Country Living

Viens passer le week-end à la campagne, ca te fera tellement de bien, respirer du bon air, les petits oiseaux qui chantent le matin. Ouais, ouais. T’oublie juste qu’à 22h tout le monde est pieuté, qu’il y a une grande branche d’arbre de merde qui frappe contre la fenêtre, en rythme avec le vent qui fouette les volets. T’es dans un lit qui sent quand même un peu le renfermé, avec des vieux draps brodés dans lesquels tu peux facilement imaginer que l’arrière grand-mère a accouché, dès que tu te retournes le matelas en laine se met à couiner, si tu vas pisser tu réveilles tout le monde parce que tu connais pas encore les bonnes lattes du parquet.

On te vante les petits déjeuners de l’ami Ricoré, petite famille sympathique rassemblée autour de la toile cirée, l’odeur du pain grillé et du beurre salé, mais moi tu vois je dors jusqu’à midi, j’ai pas envie de mettre les bottes aigles vertes que tu m’as prêté, j’ai assez donné en balades en forêt, je vois pas l’intérêt d’aller me perdre entre deux rangées de chênes, marcher dans les feuilles qui pourrissent et chasser les renards qui montrent le bout de leur nez.

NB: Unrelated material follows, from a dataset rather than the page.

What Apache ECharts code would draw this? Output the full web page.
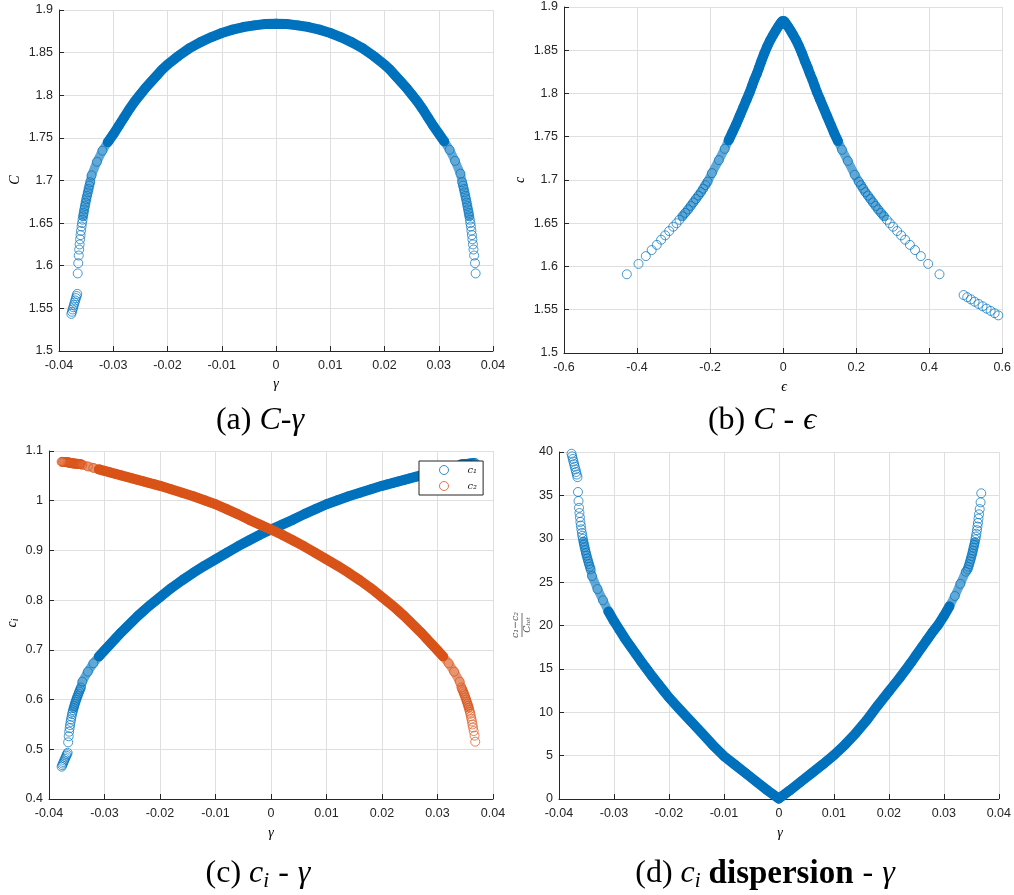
<!DOCTYPE html>
<html>
<head>
<meta charset="utf-8">
<title>c_i dispersion</title>
<script src="https://cdn.jsdelivr.net/npm/echarts@6/dist/echarts.min.js"></script>
<style>
  html, body { margin: 0; padding: 0; background: #fff; }
  #chart { width: 1014px; height: 895px; }
</style>
</head>
<body>
<div id="chart"></div>
<script>
// samples ordered along the curve: left cluster (0-9), left tail (10-31),
// dense band (32-80), right tail (81-102)
const gamma = [
  -0.03772, -0.03761, -0.03749, -0.03737, -0.03725, -0.03713, -0.03700, -0.03688, -0.03676, -0.03664,
  -0.03655, -0.03645, -0.03636, -0.03628, -0.03620, -0.03611, -0.03603, -0.03594, -0.03584, -0.03576, -0.03566,
  -0.03556, -0.03545, -0.03534, -0.03522, -0.03510, -0.03497, -0.03483, -0.03469, -0.03455, -0.03440, -0.03425,
  -0.034, -0.033, -0.032, -0.031, -0.030, -0.029, -0.028, -0.027, -0.026, -0.025, -0.024, -0.023, -0.022, -0.021, -0.020,
  -0.018, -0.016, -0.014, -0.012, -0.010, -0.008, -0.006, -0.004, -0.002, 0,
  0.002, 0.004, 0.006, 0.008, 0.010, 0.012, 0.014, 0.016, 0.018,
  0.020, 0.021, 0.022, 0.023, 0.024, 0.025, 0.026, 0.027, 0.028, 0.029, 0.030, 0.031, 0.032, 0.033, 0.034,
  0.03432, 0.03447, 0.03462, 0.03476, 0.03490, 0.03503, 0.03516, 0.03528, 0.03540, 0.03552, 0.03563,
  0.03573, 0.03583, 0.03592, 0.03602, 0.03611, 0.03620, 0.03630, 0.03640, 0.03652, 0.03668, 0.03680
];
const cTotal = [
  1.5435, 1.5460, 1.5487, 1.5513, 1.5540, 1.5567, 1.5593, 1.5620, 1.5645, 1.5670,
  1.591, 1.603, 1.612, 1.619, 1.625, 1.631, 1.636, 1.641, 1.646, 1.650, 1.654,
  1.658, 1.662, 1.666, 1.670, 1.674, 1.678, 1.682, 1.686, 1.690, 1.694, 1.698,
  1.706, 1.722, 1.735, 1.745, 1.754, 1.764, 1.774, 1.784, 1.793, 1.801, 1.809, 1.816, 1.823, 1.830, 1.836,
  1.846, 1.855, 1.862, 1.868, 1.873, 1.877, 1.880, 1.882, 1.8835, 1.884,
  1.8835, 1.882, 1.880, 1.877, 1.873, 1.868, 1.862, 1.855, 1.846,
  1.836, 1.830, 1.823, 1.816, 1.809, 1.801, 1.793, 1.784, 1.774, 1.764, 1.755, 1.746, 1.736, 1.723, 1.708,
  1.698, 1.694, 1.690, 1.686, 1.682, 1.678, 1.674, 1.670, 1.666, 1.662, 1.658,
  1.654, 1.650, 1.646, 1.641, 1.636, 1.631, 1.625, 1.619, 1.612, 1.603, 1.591
];
const epsilon = [
  0.589, 0.579, 0.568, 0.557, 0.546, 0.535, 0.524, 0.514, 0.504, 0.494,
  0.428, 0.397, 0.377, 0.361, 0.347, 0.334, 0.323, 0.312, 0.301, 0.292, 0.284,
  0.276, 0.268, 0.260, 0.253, 0.246, 0.239, 0.232, 0.225, 0.219, 0.213, 0.207,
  0.196, 0.177, 0.161, 0.150, 0.140, 0.130, 0.120, 0.110, 0.101, 0.093, 0.086, 0.080, 0.073, 0.067, 0.061,
  0.052, 0.043, 0.035, 0.027, 0.020, 0.014, 0.009, 0.006, 0.003, 0,
  -0.003, -0.006, -0.009, -0.014, -0.020, -0.027, -0.035, -0.043, -0.052,
  -0.061, -0.066, -0.072, -0.079, -0.085, -0.092, -0.100, -0.109, -0.119, -0.129, -0.139, -0.149, -0.160, -0.176, -0.195,
  -0.207, -0.213, -0.219, -0.225, -0.232, -0.239, -0.246, -0.253, -0.260, -0.268, -0.276,
  -0.284, -0.292, -0.301, -0.312, -0.323, -0.334, -0.346, -0.360, -0.376, -0.396, -0.428
];
const c1 = [
  0.4650, 0.4680, 0.4712, 0.4743, 0.4775, 0.4807, 0.4838, 0.4870, 0.4900, 0.4930,
  0.5140, 0.5262, 0.5354, 0.5426, 0.5488, 0.5550, 0.5602, 0.5654, 0.5706, 0.5748, 0.5789,
  0.5830, 0.5872, 0.5913, 0.5954, 0.5996, 0.6037, 0.6078, 0.6120, 0.6161, 0.6202, 0.6243,
  0.636, 0.656, 0.673, 0.687, 0.699, 0.711, 0.723, 0.735, 0.746, 0.757, 0.768, 0.778, 0.788, 0.797, 0.806,
  0.824, 0.840, 0.855, 0.869, 0.882, 0.895, 0.908, 0.920, 0.9315, 0.942,
  0.952, 0.962, 0.973, 0.983, 0.993, 1.001, 1.009, 1.016, 1.023,
  1.030, 1.033, 1.036, 1.039, 1.042, 1.045, 1.048, 1.051, 1.054, 1.057, 1.060, 1.063, 1.066, 1.069, 1.072,
  1.0737, 1.0737, 1.0737, 1.0738, 1.0738, 1.0739, 1.0740, 1.0741, 1.0742, 1.0743, 1.0744,
  1.0745, 1.0746, 1.0747, 1.0748, 1.0749, 1.0750, 1.0751, 1.0752, 1.0754, 1.0756, 1.0758
];
const c2 = [
  1.0782, 1.0781, 1.0780, 1.0779, 1.0778, 1.0777, 1.0776, 1.0775, 1.0774, 1.0773,
  1.0770, 1.0768, 1.0766, 1.0764, 1.0762, 1.0760, 1.0758, 1.0756, 1.0754, 1.0752, 1.0751,
  1.0750, 1.0748, 1.0747, 1.0746, 1.0744, 1.0743, 1.0742, 1.0740, 1.0739, 1.0738, 1.0737,
  1.072, 1.069, 1.066, 1.063, 1.060, 1.057, 1.054, 1.051, 1.048, 1.045, 1.042, 1.039, 1.036, 1.033, 1.030,
  1.023, 1.016, 1.009, 1.001, 0.993, 0.983, 0.973, 0.962, 0.952, 0.942,
  0.9315, 0.920, 0.908, 0.895, 0.882, 0.869, 0.855, 0.840, 0.824,
  0.806, 0.797, 0.788, 0.778, 0.768, 0.757, 0.746, 0.735, 0.723, 0.711, 0.699, 0.687, 0.673, 0.656, 0.636,
  0.6243, 0.6203, 0.6163, 0.6122, 0.6082, 0.6041, 0.6000, 0.5959, 0.5918, 0.5877, 0.5836,
  0.5795, 0.5754, 0.5713, 0.5662, 0.5611, 0.5560, 0.5499, 0.5438, 0.5366, 0.5274, 0.5152
];
const disp = [
  39.8, 39.5, 39.2, 38.9, 38.6, 38.3, 38.0, 37.7, 37.4, 37.1,
  35.39, 34.35, 33.57, 32.97, 32.46, 31.94, 31.52, 31.09, 30.67, 30.33, 30.00,
  29.67, 29.34, 29.02, 28.69, 28.36, 28.05, 27.73, 27.40, 27.09, 26.78, 26.47,
  25.7, 24.2, 22.9, 21.6, 20.5, 19.5, 18.5, 17.6, 16.7, 15.8, 14.95, 14.1, 13.3, 12.5, 11.7,
  10.3, 8.95, 7.6, 6.2, 4.95, 3.95, 2.95, 1.95, 0.95, 0.05,
  1.0, 2.0, 3.0, 4.0, 5.05, 6.25, 7.6, 9.1, 10.8,
  12.4, 13.2, 14.0, 14.85, 15.7, 16.6, 17.5, 18.4, 19.3, 20.1, 21.1, 22.2, 23.4, 24.8, 26.2,
  26.47, 26.77, 27.07, 27.38, 27.68, 28.00, 28.32, 28.63, 28.96, 29.28, 29.60,
  29.93, 30.25, 30.58, 30.99, 31.41, 31.82, 32.32, 32.82, 33.42, 34.20, 35.24
];
// index ranges where the markers overlap: partly (hatched look) and fully (solid band)
const OVERLAP = [21, 91];
const SOLID = [35, 77];

const BLUE = '#0072BD', ORANGE = '#D95319';
const BLUE_LIGHT = 'rgba(0,114,189,0.62)', ORANGE_LIGHT = 'rgba(217,83,25,0.62)';
const INK = '#262626', GRID = '#dfdfdf';

const chart = echarts.init(document.getElementById('chart'));

function pts(xs, ys) { return xs.map((x, i) => [x, ys[i]]); }
function fmt(v) { return String(Math.round(v * 10000) / 10000); }

function xAxis(g, min, max, step) {
  return {
    type: 'value', gridIndex: g, min: min, max: max, interval: step,
    axisLine: { onZero: false, lineStyle: { color: INK, width: 1 } },
    axisTick: { inside: true, length: 5, lineStyle: { color: INK } },
    axisLabel: { color: INK, fontFamily: 'Liberation Sans', fontSize: 12.5, margin: 8, formatter: fmt },
    splitLine: { lineStyle: { color: GRID } }
  };
}
function yAxis(g, min, max, step) {
  return {
    type: 'value', gridIndex: g, min: min, max: max, interval: step,
    axisLine: { onZero: false, lineStyle: { color: INK, width: 1 } },
    axisTick: { inside: true, length: 5, lineStyle: { color: INK } },
    axisLabel: { color: INK, fontFamily: 'Liberation Sans', fontSize: 12.5, margin: 6, formatter: fmt },
    splitLine: { lineStyle: { color: GRID } }
  };
}

function band(name, g, data, range, color, width, z) {
  return {
    name: name, type: 'line', xAxisIndex: g, yAxisIndex: g, silent: true,
    data: data.slice(range[0], range[1] + 1), symbol: 'none', z: z,
    lineStyle: { color: color, width: width, cap: 'round', join: 'round' }
  };
}
function rings(name, g, data, color, z) {
  return {
    name: name, type: 'scatter', xAxisIndex: g, yAxisIndex: g, silent: true,
    data: data, symbol: 'circle', symbolSize: 9, z: z,
    itemStyle: { color: 'rgba(0,0,0,0)', borderColor: color, borderWidth: 0.9 }
  };
}
// one scatter curve = hatched band + solid band + hollow rings
function curve(name, g, data, color, light, z) {
  return [
    band(name + ' overlap', g, data, OVERLAP, light, 9, z),
    band(name + ' solid', g, data, SOLID, color, 10, z + 1),
    rings(name, g, data, color, z + 2)
  ];
}

const ptsA = pts(gamma, cTotal);
const ptsB = pts(epsilon, cTotal);
const ptsC1 = pts(gamma, c1);
const ptsC2 = pts(gamma, c2);
const ptsD = pts(gamma, disp);

const capRich = {
  n: { fontFamily: 'Liberation Serif', fontSize: 32, color: '#000', lineHeight: 36, verticalAlign: 'middle' },
  m: { fontFamily: 'Liberation Serif', fontSize: 32, color: '#000', lineHeight: 36, verticalAlign: 'middle', padding: [0, 9, 0, 9] },
  it: { fontFamily: 'Liberation Serif', fontStyle: 'italic', fontSize: 32, color: '#000', lineHeight: 36, verticalAlign: 'middle' },
  sub: { fontFamily: 'Liberation Serif', fontStyle: 'italic', fontSize: 21, color: '#000', lineHeight: 21, verticalAlign: 'bottom' },
  b: { fontFamily: 'Liberation Serif', fontWeight: 'bold', fontSize: 33, color: '#000', lineHeight: 36, verticalAlign: 'middle' }
};
const nameRich = {
  it: { fontFamily: 'Liberation Serif', fontStyle: 'italic', fontSize: 14, color: '#4d4d4d', lineHeight: 16, verticalAlign: 'middle' },
  sub: { fontFamily: 'Liberation Serif', fontStyle: 'italic', fontSize: 10, color: '#4d4d4d', lineHeight: 10, verticalAlign: 'bottom' }
};

function caption(x, y, text) {
  return { type: 'text', x: x, y: y, style: { text: text, rich: capRich, align: 'center', verticalAlign: 'middle' } };
}
function axisName(x, y, text, vertical) {
  return {
    type: 'text', x: x, y: y, rotation: vertical ? Math.PI / 2 : 0,
    style: { text: text, rich: nameRich, align: 'center', verticalAlign: 'middle' }
  };
}

chart.setOption({
  animation: false,
  backgroundColor: '#fff',
  grid: [
    { left: 59, top: 10, width: 434, height: 341 },
    { left: 564, top: 7, width: 440, height: 346 },
    { left: 49, top: 451, width: 444, height: 348 },
    { left: 559, top: 452, width: 442, height: 347 }
  ],
  xAxis: [
    xAxis(0, -0.04, 0.04, 0.01),
    xAxis(1, -0.6, 0.6, 0.2),
    xAxis(2, -0.04, 0.04, 0.01),
    xAxis(3, -0.04, 0.04, 0.01)
  ],
  yAxis: [
    yAxis(0, 1.5, 1.9, 0.05),
    yAxis(1, 1.5, 1.9, 0.05),
    yAxis(2, 0.4, 1.1, 0.1),
    yAxis(3, 0, 40, 5)
  ],
  legend: {
    z: 20,
    data: [
      { name: 'c1', icon: 'circle', itemStyle: { color: 'rgba(0,0,0,0)', borderColor: BLUE, borderWidth: 1 } },
      { name: 'c2', icon: 'circle', itemStyle: { color: 'rgba(0,0,0,0)', borderColor: ORANGE, borderWidth: 1 } }
    ],
    orient: 'vertical', left: 419, top: 461,
    itemWidth: 9, itemHeight: 9, itemGap: 4,
    padding: [3, 6, 3, 20],
    backgroundColor: '#fff', borderColor: INK, borderWidth: 1, borderRadius: 0,
    selectedMode: false,
    formatter: function (n) { return n === 'c1' ? 'c\u2081' : 'c\u2082'; },
    textStyle: { fontFamily: 'DejaVu Serif', fontStyle: 'italic', fontSize: 10, color: INK, lineHeight: 12, padding: [0, 0, 0, 14] }
  },
  series: [].concat(
    curve('C', 0, ptsA, BLUE, BLUE_LIGHT, 2),
    curve('C eps', 1, ptsB, BLUE, BLUE_LIGHT, 2),
    curve('c1', 2, ptsC1, BLUE, BLUE_LIGHT, 2),
    curve('c2', 2, ptsC2, ORANGE, ORANGE_LIGHT, 5),
    curve('disp', 3, ptsD, BLUE, BLUE_LIGHT, 2)
  ),
  graphic: [
    axisName(15, 180, '{it|C}', true),
    axisName(276, 384, '{it|γ}', false),
    axisName(520, 180, '{it|c}', true),
    axisName(784, 387, '{it|ϵ}', false),
    axisName(12, 623, '{it|c}{sub|i}', true),
    axisName(271, 833, '{it|γ}', false),
    axisName(780, 833, '{it|γ}', false),
    {
      type: 'group', x: 522, y: 625, rotation: Math.PI / 2,
      children: [
        { type: 'text', x: 0, y: -1, style: { text: 'c\u2081\u2212c\u2082', fontFamily: 'DejaVu Serif', fontStyle: 'italic', fontSize: 9.5, fill: '#4d4d4d', align: 'center', verticalAlign: 'bottom' } },
        { type: 'line', shape: { x1: -12, y1: 0, x2: 12, y2: 0 }, style: { stroke: '#4d4d4d', lineWidth: 0.8 } },
        { type: 'text', x: 0, y: 1, style: { text: 'C\u209c\u2092\u209c', fontFamily: 'DejaVu Serif', fontStyle: 'italic', fontSize: 9.5, fill: '#4d4d4d', align: 'center', verticalAlign: 'top' } }
      ]
    },
    caption(260, 421, '{n|(a) }{it|C}{n|-}{it|γ}'),
    caption(762, 421, '{n|(b) }{it|C}{m|-}{it|ϵ}'),
    caption(258, 874, '{n|(c) }{it|c}{sub|i}{m|-}{it|γ}'),
    caption(765, 874, '{n|(d) }{it|c}{sub|i}{n| }{b|dispersion}{m|-}{it|γ}')
  ]
});
</script>
</body>
</html>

D’ailleurs j’ai plus de clopes et le tabac le plus proche est fermé, il ne me reste plus qu’à essayer de rouler ce paquet de Drum oublié par un de tes invités, scotchée entre la cheminée et la télé, j’veux pas faire de Monopoly; j’veux pas t’aider à désherber, j’aime pas la nature, je chie sur l’oxygène, je frôle l’intoxication au gaz carbonique, tous ces arbres qui me respirent dans le nez, ca me panique, ca me donne envie d’appeler Mondial Assistance et de me barrer.

Bien sur c’est charmant, les enfants sont tellement contents, les joues rouges d’avoir trop joué, le déjeuner terroir qu’on sert sur la table de ferme de l’entrée, c’est délicieux, c’est authentique, mais putain ce que je m’emmerde, mes bouquins finis sentent déjà l’humidité, par la fenêtre de la cuisine un putain de champ à perte de vue, pas une bagnole qui passe, pas un bruit normal, pas de sirène, pas d’avion, pas de voisin qui tousse, juste la nature hostile, la boue qui colle à tes semelles, l’herbe mouillée sur laquelle tu glisses comme une merde, dans ma tête j’ai dix scénarios pour m’échapper, mais je peux pas, ca se fait pas, c’est pas poli de prétexter que ta grand-mère vient de décéder juste pour éviter de mettre un ciré et d’aller au marché.

Dans quelques heures je ferai semblant d’être triste, de regretter, d’avoir l’angoisse de quitter ce petit cocon si douillet, seulement j’en peux tellement plus que je ne sais pas si je vais arriver à bien jouer, j’ai juste envie de voir une station service, l’autoroute et le périph, prendre le métro et revoir la gueule triste des parisiens, l’odeur de la Gare du Nord et le bruit qui ne s’arrête jamais, déballer mon sac et m’apercevoir que mes vêtements puent la fumée, la cheminée et la cambrousse, tout laver à 90° et voir l’ennui se dissoudre dans la mousse.